In the instant case the plaintiff’s declaration contains only-one count. The defendants are alleged therein to have been negligent in a certain definite particular which, therefore, became the foundation of this action. Under such conditions the defendants are entitled to insist that if plaintiff is to be permitted to sustain her action her proof must support and not vary from those allegations. In our judgment, the case of D’Onofrio v. First National Stores, Inc., 68 R. I. 144, cited to us by the plaintiff, is distinguishable and does not aid her in this case. There the court noted that the declaration may have been open to the criticism of being vague and indefinite, if not duplicitous. In addition the court held that, under the circumstances appearing in, that case, there was no such material failure of proof nor such variance as' would justify the direction of a verdict for the defendant on those grounds. However, in the case at bar, in our opinion, the evidence presented by the plaintiff, and upon which she relied to sustain her action, showed a material variance from the definite allegations of her declaration, especially in respect to the particular act of negligence with which she charged the defendants, and to the manner iii which the accident was alleged to have happened.

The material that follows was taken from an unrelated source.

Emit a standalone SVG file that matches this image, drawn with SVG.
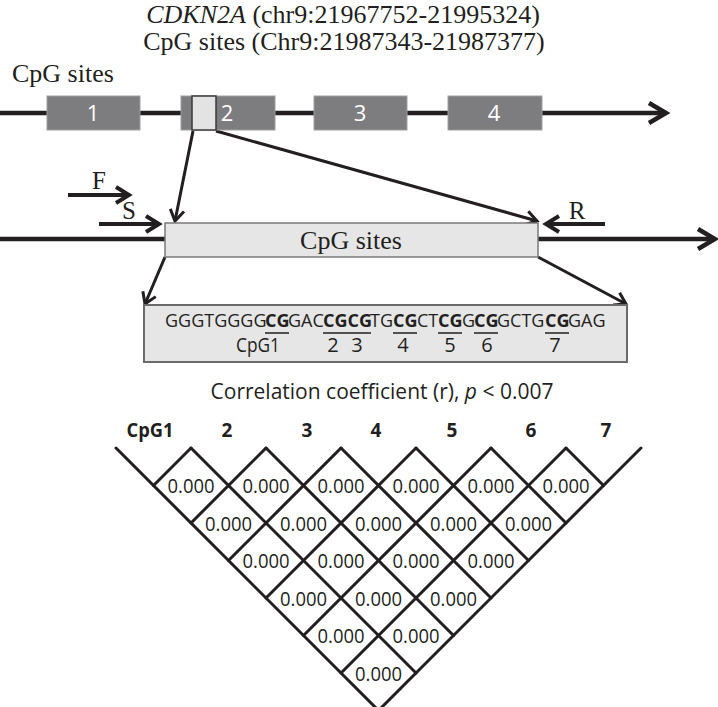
<svg xmlns="http://www.w3.org/2000/svg" width="718" height="707" viewBox="0 0 718 707">
<style>
.serif{font-family:"Liberation Serif","Times New Roman",serif;fill:#231f20}
.sans{font-family:"Open Sans","Liberation Sans",sans-serif;fill:#231f20}
.exon{fill:#7d7d7f;stroke:#a0a0a0;stroke-width:1}
.exnum{font-family:"Open Sans","Liberation Sans",sans-serif;font-size:22px;fill:#ffffff;text-anchor:middle}
.ln{stroke:#231f20;fill:none;stroke-linecap:butt}
.grid{stroke:#231f20;stroke-width:3;fill:none;stroke-linecap:round}
.cell{font-family:"Open Sans","Liberation Sans",sans-serif;font-size:20px;fill:#231f20;text-anchor:middle}
.hdr{font-family:"Open Sans","Liberation Sans",sans-serif;font-size:19px;font-weight:bold;fill:#231f20;text-anchor:middle}
.seq{font-family:"Open Sans","Liberation Sans",sans-serif;font-size:18px;fill:#231f20}
.b{font-weight:bold}
.num{font-family:"Open Sans","Liberation Sans",sans-serif;font-size:20px;fill:#231f20;text-anchor:middle}
</style>
<defs>
<marker id="hLg" markerUnits="userSpaceOnUse" viewBox="-4 -4 28 28" markerWidth="28" markerHeight="28" refX="18" refY="10" orient="auto" style="overflow:visible">
<path d="M1,0 L18,10 L1,20" fill="none" stroke="#231f20" stroke-width="4.5"/>
</marker>
<marker id="hMd" markerUnits="userSpaceOnUse" viewBox="-4 -4 24 24" markerWidth="24" markerHeight="24" refX="14" refY="8" orient="auto" style="overflow:visible">
<path d="M1,0 L14,8 L1,16" fill="none" stroke="#231f20" stroke-width="4"/>
</marker>
<marker id="hSm" markerUnits="userSpaceOnUse" viewBox="-4 -4 22 22" markerWidth="22" markerHeight="22" refX="12" refY="7" orient="auto" style="overflow:visible">
<path d="M1,0 L12,7 L1,14" fill="none" stroke="#231f20" stroke-width="3"/>
</marker>
</defs>

<g id="title">
<text class="serif" x="343" y="23" font-size="26" text-anchor="middle"><tspan font-style="italic">CDKN2A</tspan> (chr9:21967752-21995324)</text>
<text class="serif" x="344" y="50" font-size="26" text-anchor="middle">CpG sites (Chr9:21987343-21987377)</text>
</g>

<g id="cpg-label">
<text class="serif" x="12" y="82" font-size="26">CpG sites</text>
</g>

<g id="connectors">
<line class="ln" x1="0" y1="113" x2="666" y2="113" stroke-width="4.5" marker-end="url(#hLg)"/>
<line class="ln" x1="0" y1="239" x2="165" y2="239" stroke-width="4.5"/>
<line class="ln" x1="538" y1="239" x2="715" y2="239" stroke-width="4.5" marker-end="url(#hLg)"/>
<line class="ln" x1="193" y1="131" x2="175" y2="221" stroke-width="3" marker-end="url(#hSm)"/>
<line class="ln" x1="216" y1="131" x2="537" y2="221" stroke-width="3" marker-end="url(#hSm)"/>
<line class="ln" x1="165" y1="257" x2="145" y2="304" stroke-width="3" marker-end="url(#hSm)"/>
<line class="ln" x1="538" y1="257" x2="626" y2="304" stroke-width="3" marker-end="url(#hSm)"/>
<line class="ln" x1="68" y1="195" x2="129" y2="195" stroke-width="4" marker-end="url(#hMd)"/>
<line class="ln" x1="99" y1="224" x2="159" y2="224" stroke-width="4" marker-end="url(#hMd)"/>
<line class="ln" x1="605" y1="224" x2="546" y2="224" stroke-width="4" marker-end="url(#hMd)"/>
</g>

<g id="exon1"><rect class="exon" x="47" y="96" width="93" height="34"/><text class="exnum" x="93" y="121">1</text></g>
<g id="exon2"><rect class="exon" x="181" y="96" width="94" height="34"/><rect x="192" y="96" width="24" height="34" fill="#e3e3e3" stroke="#3a3a3a" stroke-width="1.5"/><text class="exnum" x="227" y="121">2</text></g>
<g id="exon3"><rect class="exon" x="314" y="96" width="93" height="34"/><text class="exnum" x="360" y="121">3</text></g>
<g id="exon4"><rect class="exon" x="448" y="96" width="94" height="34"/><text class="exnum" x="494" y="121">4</text></g>

<g id="primer-F"><text class="serif" x="99" y="189" font-size="25" text-anchor="middle">F</text></g>
<g id="primer-S"><text class="serif" x="129" y="219" font-size="25" text-anchor="middle">S</text></g>
<g id="primer-R"><text class="serif" x="577" y="219" font-size="25" text-anchor="middle">R</text></g>

<g id="region">
<rect x="165" y="223" width="373" height="34" fill="#e6e6e6" stroke="#7a7a7a" stroke-width="1.5"/>
<text class="serif" x="351" y="249" font-size="26" text-anchor="middle">CpG sites</text>
</g>

<g id="sequence">
<rect x="144" y="305" width="483" height="57" fill="#e6e6e6" stroke="#6a6a6a" stroke-width="2"/>
<text class="seq" y="327"><tspan x="165">GGGTGGGG</tspan><tspan class="b" x="265">CG</tspan><tspan x="288">GAC</tspan><tspan class="b" x="323">CGCG</tspan><tspan x="370">TG</tspan><tspan class="b" x="393">CG</tspan><tspan x="417">CT</tspan><tspan class="b" x="438">CG</tspan><tspan x="462">G</tspan><tspan class="b" x="474">CG</tspan><tspan x="497">GCTG</tspan><tspan class="b" x="545">CG</tspan><tspan x="568">GAG</tspan></text>
<g stroke="#231f20" stroke-width="1.5">
<line x1="265" y1="333" x2="289" y2="333"/>
<line x1="323" y1="333" x2="371" y2="333"/>
<line x1="393" y1="333" x2="417" y2="333"/>
<line x1="438" y1="333" x2="462" y2="333"/>
<line x1="474" y1="333" x2="498" y2="333"/>
<line x1="545" y1="333" x2="569" y2="333"/>
</g>
<text class="num" x="258" y="352" textLength="44" lengthAdjust="spacingAndGlyphs">CpG1</text>
<text class="num" x="333" y="352">2</text>
<text class="num" x="357" y="352">3</text>
<text class="num" x="403" y="352">4</text>
<text class="num" x="450" y="352">5</text>
<text class="num" x="487" y="352">6</text>
<text class="num" x="555" y="352">7</text>
</g>

<g id="corr-title">
<text class="sans" x="382" y="399" font-size="21" text-anchor="middle">Correlation coefficient (r), <tspan font-style="italic">p</tspan> &lt; 0.007</text>
</g>

<g id="corr-headers">
<text class="hdr" x="150" y="437" textLength="47" lengthAdjust="spacingAndGlyphs">CpG1</text>
<text class="hdr" x="227" y="437">2</text>
<text class="hdr" x="307" y="437">3</text>
<text class="hdr" x="376" y="437">4</text>
<text class="hdr" x="452" y="437">5</text>
<text class="hdr" x="531" y="437">6</text>
<text class="hdr" x="606" y="437">7</text>
</g>

<g id="corr-grid" class="grid">
<line x1="116" y1="448" x2="378.5" y2="710.5"/>
<line x1="191" y1="448" x2="416" y2="673"/>
<line x1="266" y1="448" x2="453.5" y2="635.5"/>
<line x1="341" y1="448" x2="491" y2="598"/>
<line x1="416" y1="448" x2="528.5" y2="560.5"/>
<line x1="491" y1="448" x2="566" y2="523"/>
<line x1="566" y1="448" x2="603.5" y2="485.5"/>
<line x1="191" y1="448" x2="153.5" y2="485.5"/>
<line x1="266" y1="448" x2="191" y2="523"/>
<line x1="341" y1="448" x2="228.5" y2="560.5"/>
<line x1="416" y1="448" x2="266" y2="598"/>
<line x1="491" y1="448" x2="303.5" y2="635.5"/>
<line x1="566" y1="448" x2="341" y2="673"/>
<line x1="641" y1="448" x2="378.5" y2="710.5"/>
</g>

<g id="corr-cells">
<text class="cell" x="191" y="493" textLength="47" lengthAdjust="spacingAndGlyphs">0.000</text>
<text class="cell" x="266" y="493" textLength="47" lengthAdjust="spacingAndGlyphs">0.000</text>
<text class="cell" x="341" y="493" textLength="47" lengthAdjust="spacingAndGlyphs">0.000</text>
<text class="cell" x="416" y="493" textLength="47" lengthAdjust="spacingAndGlyphs">0.000</text>
<text class="cell" x="491" y="493" textLength="47" lengthAdjust="spacingAndGlyphs">0.000</text>
<text class="cell" x="566" y="493" textLength="47" lengthAdjust="spacingAndGlyphs">0.000</text>
<text class="cell" x="228.5" y="530.5" textLength="47" lengthAdjust="spacingAndGlyphs">0.000</text>
<text class="cell" x="303.5" y="530.5" textLength="47" lengthAdjust="spacingAndGlyphs">0.000</text>
<text class="cell" x="378.5" y="530.5" textLength="47" lengthAdjust="spacingAndGlyphs">0.000</text>
<text class="cell" x="453.5" y="530.5" textLength="47" lengthAdjust="spacingAndGlyphs">0.000</text>
<text class="cell" x="528.5" y="530.5" textLength="47" lengthAdjust="spacingAndGlyphs">0.000</text>
<text class="cell" x="266" y="568" textLength="47" lengthAdjust="spacingAndGlyphs">0.000</text>
<text class="cell" x="341" y="568" textLength="47" lengthAdjust="spacingAndGlyphs">0.000</text>
<text class="cell" x="416" y="568" textLength="47" lengthAdjust="spacingAndGlyphs">0.000</text>
<text class="cell" x="491" y="568" textLength="47" lengthAdjust="spacingAndGlyphs">0.000</text>
<text class="cell" x="303.5" y="605.5" textLength="47" lengthAdjust="spacingAndGlyphs">0.000</text>
<text class="cell" x="378.5" y="605.5" textLength="47" lengthAdjust="spacingAndGlyphs">0.000</text>
<text class="cell" x="453.5" y="605.5" textLength="47" lengthAdjust="spacingAndGlyphs">0.000</text>
<text class="cell" x="341" y="643" textLength="47" lengthAdjust="spacingAndGlyphs">0.000</text>
<text class="cell" x="416" y="643" textLength="47" lengthAdjust="spacingAndGlyphs">0.000</text>
<text class="cell" x="378.5" y="680.5" textLength="47" lengthAdjust="spacingAndGlyphs">0.000</text>
</g>
</svg>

The record shows that the trial justice was of the opinion that there was a material variance between the pleading and the proof and he stated that “the Court would ordinarily feel compelled to direct a verdict for the defendant.” However, in order to protect any possible right of action the plaintiff might have under some other statement of her case, he refused to grant the defendants’ motion for a directed verdict, but instead nonsuited the plaintiff.-

The question whether or not the trial justice would have been justified in granting a motion by the plaintiff, at any stage in the proceedings, to amend her declaration to make it conform to the proof is not before us. In the circumstances under which the case was actually submitted to the superior court by the parties, and in view of the scope of the bill of exceptions now before us, we are of the opinion that the denial by the trial justice of the defendant’s motion for a directed verdict was error. In our judgment the instant case, under the circumstances, is governed by Cranston Print Works Co. v. American Tel. & Tel. Co., 43 R. I. 88. There, as here, the trial justice, on a motion by the defendant for a directed verdict upon all the evidence as submitted by the parties, denied such motion and granted an involuntary non-suit. This court, however, on the record before it in that case held that this ruling was erroneous, and at page 93 of its opinion stated: “The trial court can not at this stage of the proceedings order an involuntary nonsuit, and thereby compel the parties to engage in further litigation. To permit this to be done at the close of the testimony would be to deprive the defendant of a right to have a decision on the merits of the entire case.” The defendants’ exception to the denial of their motion for a directed verdict is, therefore, sustained.

Tillinghast, Morrissey & Flynn, M. Walter Flynn, Jr., for plaintiff. •

William E. Boyle, William J. Carlos, for defendants.

On June 6,1944, the plaintiff may appear before this court and show cause, if any she has, why the case should not be remitted to the superior court with direction to enter judgment for the defendants.